Altın fiyatı dengeli noktaya geldi, talep de normale indi
Altın konusunda uzman olduğunu söyleyen kişilerin yanlış yorumlar yaptığını kaydeden Kavcıoğlu, vatandaşın yanlış yönlendirildiğini aktardı. İthalatın arttığını ancak Türkiye’de altının 20-30 dolar fazlaya satılır noktaya geldiğini belirten Kavcıoğlu, “Merkez Bankası olarak her zamanki gibi kendi rezerv gücümüzle piyasaya girdik. Piyasada ithalat şu an 2 aydır hemen hemen yok gibi. Merkez Bankası gerekli adımları atıyor” dedi. İthalata kısıtlama olmadığını ancak ithalata yönelik bir talebin de olmadığını dile getiren Kavcıoğlu, “İthalat iki aydır hemen hemen çok düşük seviyelere indi. Bu bizim cari dengemize de önemli bir katkı. Dolayısıyla altın fiyatları iyi bir noktaya geldi” değerlendirmesinde bulundu.
KKM’den çıkış kendi süreci içinde doğal olarak gerçekleşecek
KKM faizinde üst sınırın kaldırılmasını değerlendiren Kavcıoğlu, ilk etapta Hazine’ye yük getirmesi ihtimaline karşılık sınır konulduğunu, faiz politikasında değişen bir durumun olmadığını belirtti. Kavcıoğlu, KKM’den ne zaman çıkılacağına ilişkin bir soru üzerine TL’nin değerinin korunduğu, bir yatırım aracı olarak güçlendiği sürece vatandaşın buradaki çıkışı kendi süreci içinde doğal olarak gerçekleştireceğini söyledi. KKM’nin bir yük olarak değerlendirilmemesi gerektiğini anlatan Kavcıoğlu, uygulamaya bütüncül olarak bakılmasının önemine işaret etti. Kavcıoğlu, “KKM uygularken aldığımız makro tedbirler sonucunda faizlerin geldiği noktaya baktığımızda, Hazine borçlandırmalarıyla karşılaştırdığınızda Hazinenin bu süreç içerisinde ne kadar avantajlı olduğunu görürüz. Bunun yanında Hazinenin ne kadar rahat borçlandığını, faiz giderlerinin ne kadar düştüğüne ve oradaki gelişmelere baktığınızda, Hazinenin, borçlanma ve bütçe dengesi anlamında sağladığı avantajın, kur korumanın Hazine’ye yüklediği yükten çok daha avantajlı olduğunu hepimiz göreceğiz” tespitini paylaştı. Merkez Bankası’nın 2 yılda yaşanan bütün olumsuzluklara rağmen kur istikrarını sağlayarak rezervini artırdığını dile getiren Kavcıoğlu, bunda da KKM’nin etkisinin çok fazla olduğunu söyledi.

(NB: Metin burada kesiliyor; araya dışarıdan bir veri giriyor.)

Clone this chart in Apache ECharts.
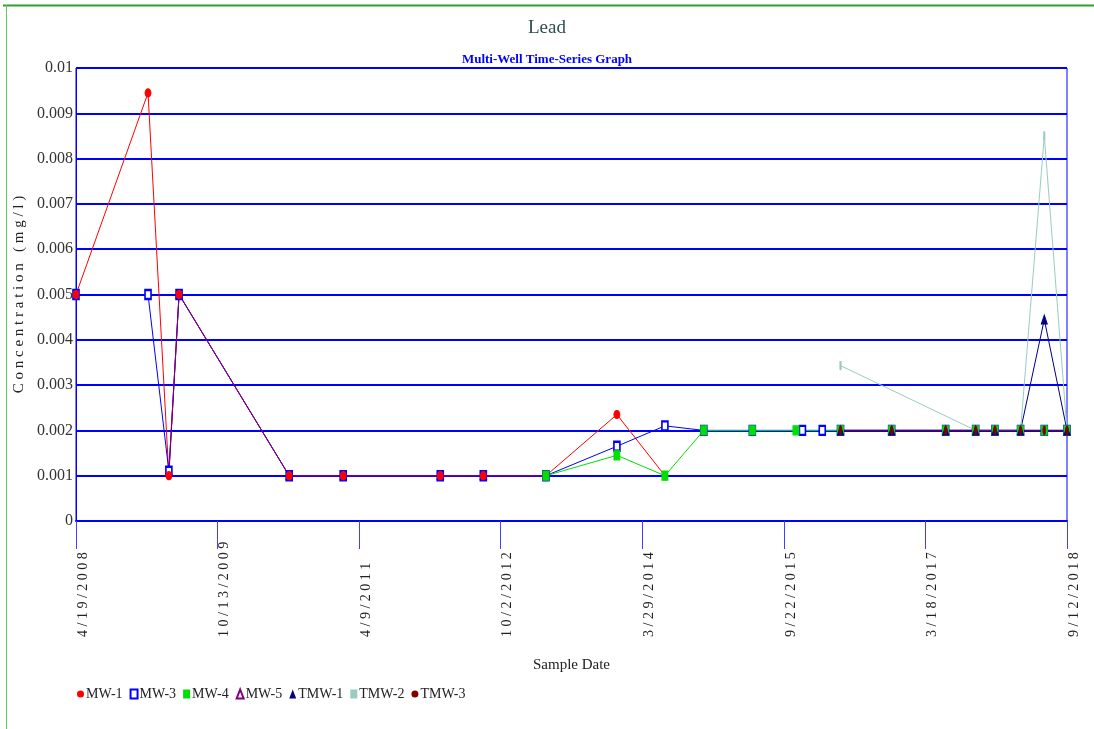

Liralaşma stratejisi uygulamak zorunda
14 Mayıs seçimleri sonrasında olası hükümet politikalarında değişikliğin liralaşma stratejisini nasıl etkileyeceğine yönelik değerlendirmede bulunan Başkan Kavcıoğlu, bunun sonuç alınacak bir model olduğunu ifade etti. Yatırımlarla birlikte cari fazla verileceğini tekrarlayan Kavcıoğlu, “Dolayısıyla her gelen bu politikaları uygulamak zorunda. Akabinde zaten kalıcı fi yat istikrarıyla beraber Türkiye’deki politikalar Merkez Bankasında bir değişiklik sinyali vermiyor, vermesine de gerek yok diye düşünüyorum” diye konuştu.
‘İkili kur sistemi diye bir şey yok’
Serbest piyasa ile bankalardaki kur arasındaki fi yat farkının sorulması üzerine ikili kur sistemi diye bir şeyin olmadığını vurgulayan Başkan Kavcıoğlu, bunun bazen açılıp bazen de kapandığını, seçim öncesi piyasayı alevlendirmenin doğru olmadığını kaydetti. Kavcıoğlu, “Türkiye Cumhuriyet Merkez Bankası bu ülkenin en itibarlı kurumu. Türkiye’deki para politikamız neyse o şekilde devam etmektedir. Yurt dışındaki savaş ortamları ve deprem gibi bazı süreçler bu politikamızı olumsuz etkileyebilir. Merkez Bankası ona gereken tepkiyi verir. Dolayısıyla sahada farklı tepkiler olabilir uygulamalarımıza. Merkez Bankası politikalarıyla bunu normalleştirir. Politikalarımız üç günlük değil” dedi. Kavcıoğlu, Rusya doğalgaz ödemelerinin düzenli olarak yapıldığını söyledi.